Rechargeable sodium-ion microbatteries (NIMBs) constructed using low-cost and abundant raw materials in planar configuration with both cathode and anode on the same substrate hold promise for powering coplanar microelectronics, but are hindered by the low areal capacity owing to the thin microelectrodes. Here, a prototype of planar and flexible 3D-printed NIMBs is demonstrated with 3D interconnected conductive thick microelectrodes for ultrahigh areal capacity and boosted rate capability. Rationally optimized 3D printable inks with appropriate viscosities and high conductivity allow the multilayer printing of NIMB microelectrodes reaching a very high thickness of ≈1200µm while maintaining effective ion and electron-transfer pathways in them. Consequently, the 3D-printed NIMBs deliver superior areal capacity of 4.5 mAh cm-2 (2mA cm-2 ), outperforming the state-of-the-art printed microbatteries.

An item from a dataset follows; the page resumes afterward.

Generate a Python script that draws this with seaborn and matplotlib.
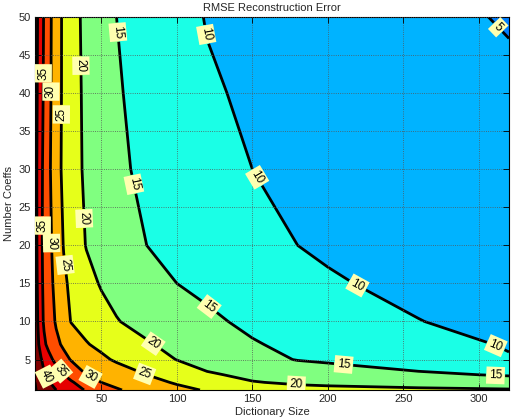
import matplotlib
matplotlib.use('Agg')
import matplotlib.pyplot as plt
from matplotlib.colors import ListedColormap, BoundaryNorm
import numpy as np
import seaborn as sns

sns.set_theme(style='white')
plt.rcParams['font.family'] = ['Liberation Sans', 'DejaVu Sans']

# grid
dict_size = [6, 8, 10, 12, 15, 20, 25, 30, 40, 50, 60, 80, 100, 120, 150, 180, 200, 260, 320]
n_coeffs = [1, 2, 3, 5, 7, 10, 15, 20, 30, 40, 50]
rmse = [
    [46.0, 43.3, 42.8, 42.2, 41.4, 40.0, 38.6, 37.2, 34.6, 32.5, 30.4, 28.2, 26.3, 24.6, 22.7, 20.9, 20.85, 20.7, 20.4],
    [45.0, 42.6, 41.9, 41.3, 40.3, 38.7, 37.1, 35.5, 32.7, 30.0, 28.9, 26.6, 24.5, 22.9, 20.15, 19.6, 19.3, 18.3, 17.3],
    [44.0, 42.1, 41.25, 40.4, 39.2, 37.1, 35.0, 33.3, 30.0, 28.75, 27.5, 25.0, 22.9, 20.4, 19.3, 18.3, 17.7, 15.8, 14.6],
    [43.3, 41.8, 40.3, 38.8, 36.5, 33.7, 31.5, 29.7, 27.8, 25.9, 24.4, 22.1, 19.9, 18.6, 16.6, 14.8, 14.2, 12.3, 10.3],
    [43.0, 40.6, 38.2, 35.8, 33.8, 31.1, 29.2, 27.9, 25.3, 23.9, 22.7, 20.4, 18.8, 17.4, 15.3, 14.1, 13.5, 11.4, 9.7],
    [42.8, 39.7, 36.6, 34.4, 32.5, 29.5, 27.0, 24.8, 23.3, 21.7, 20.2, 18.6, 17.1, 15.7, 14.2, 13.1, 12.3, 10.04, 9.45],
    [42.3, 39.2, 36.1, 34.0, 31.8, 28.6, 25.8, 24.1, 21.5, 19.6, 18.7, 16.9, 15.0, 14.1, 12.7, 11.2, 10.18, 9.55, 8.93],
    [42.0, 38.9, 35.8, 33.8, 31.4, 27.9, 24.8, 23.0, 19.8, 18.6, 17.4, 15.0, 14.0, 13.0, 11.5, 10.0, 9.76, 9.05, 8.33],
    [41.7, 38.9, 36.1, 33.8, 31.0, 26.9, 24.0, 22.0, 19.2, 17.5, 15.8, 14.1, 12.9, 11.8, 10.0, 9.5, 9.17, 8.17, 7.17],
    [42.0, 39.3, 36.7, 34.3, 31.3, 27.2, 24.1, 22.0, 19.0, 17.2, 15.4, 13.6, 12.0, 10.4, 9.49, 8.88, 8.47, 7.24, 6.02],
    [42.2, 39.6, 37.05, 34.6, 31.5, 27.3, 24.1, 21.8, 18.8, 16.9, 15.0, 13.1, 11.2, 9.83, 9.08, 8.34, 7.85, 6.36, 4.6],
]
levels = [0, 5, 10, 15, 20, 25, 30, 35, 40, 45, 50]
band_colors = [(0, 0.5, 1), (0, 0.7, 1), (0.1, 1, 0.9), (0.5, 1, 0.5), (0.9, 1, 0.1),
               (1, 0.7, 0), (1, 0.3, 0), (0.9, 0, 0), (0.5, 0, 0), (0.35, 0, 0)]
# where the inline labels sit
label_spots = [(60, 48), (113, 47.5), (311, 48.3), (11.3, 42.6), (16.5, 40.2), (23, 37.2),
               (34.5, 43.6), (66, 27.8), (152, 28.8), (10.5, 22.6), (16.5, 20.3), (24.5, 17.4),
               (35.5, 23.5), (118, 11.1), (219, 14.5), (81.7, 6.3), (310, 6.3), (210, 3.4),
               (311, 2.6), (179, 1.5), (77, 2.3), (42, 2.4), (20, 3), (10.3, 2.4)]

fig = plt.figure(figsize=(5.14, 4.2), dpi=100)
ax = fig.add_axes([35 / 514, 30 / 420, 474 / 514, 373 / 420])

cmap = ListedColormap(sns.color_palette(band_colors))
norm = BoundaryNorm(levels, cmap.N)
X, Y = np.meshgrid(dict_size, n_coeffs)
Z = np.array(rmse)
ax.contourf(X, Y, Z, levels=levels, cmap=cmap, norm=norm)
cs = ax.contour(X, Y, Z, levels=levels[1:-1], colors='black', linewidths=2)
txts = ax.clabel(cs, fmt='%d', fontsize=8.5, manual=label_spots, inline=True, inline_spacing=3)
for t in txts:
    t.set_bbox(dict(boxstyle='square,pad=0.22', facecolor='#ffffb0', edgecolor='none'))

ax.set_xlim(dict_size[0], dict_size[-1])
ax.set_ylim(n_coeffs[0], n_coeffs[-1])
ax.set_xticks([50, 100, 150, 200, 250, 300])
ax.set_yticks([5, 10, 15, 20, 25, 30, 35, 40, 45, 50])
ax.grid(True, linestyle=':', color='#555555', linewidth=0.6)
ax.set_axisbelow(False)
ax.tick_params(direction='in', top=True, right=True, bottom=True, left=True,
               length=4, width=0.6, color='black', labelsize=8, pad=3)
for s in ax.spines.values():
    s.set_color('black')
    s.set_linewidth(0.8)
ax.set_title('RMSE Reconstruction Error', fontsize=8, pad=4)
ax.set_xlabel('Dictionary Size', fontsize=8, labelpad=2)
ax.set_ylabel('Number Coeffs', fontsize=8, labelpad=3)

fig.savefig('out.png', dpi=100)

The NIMBs show enhanced rate capability with 3.6 mAh cm-2 at 40mA cm-2 and robust long-term cycle life up to 6000 cycles. Furthermore, the planar NIMB microelectrodes, despite the large thickness, exhibit decent mechanical flexibility under various bending conditions. This work opens a new avenue for the construction of high-performance NIMBs with thick microelectrodes capable of powering flexible microelectronics.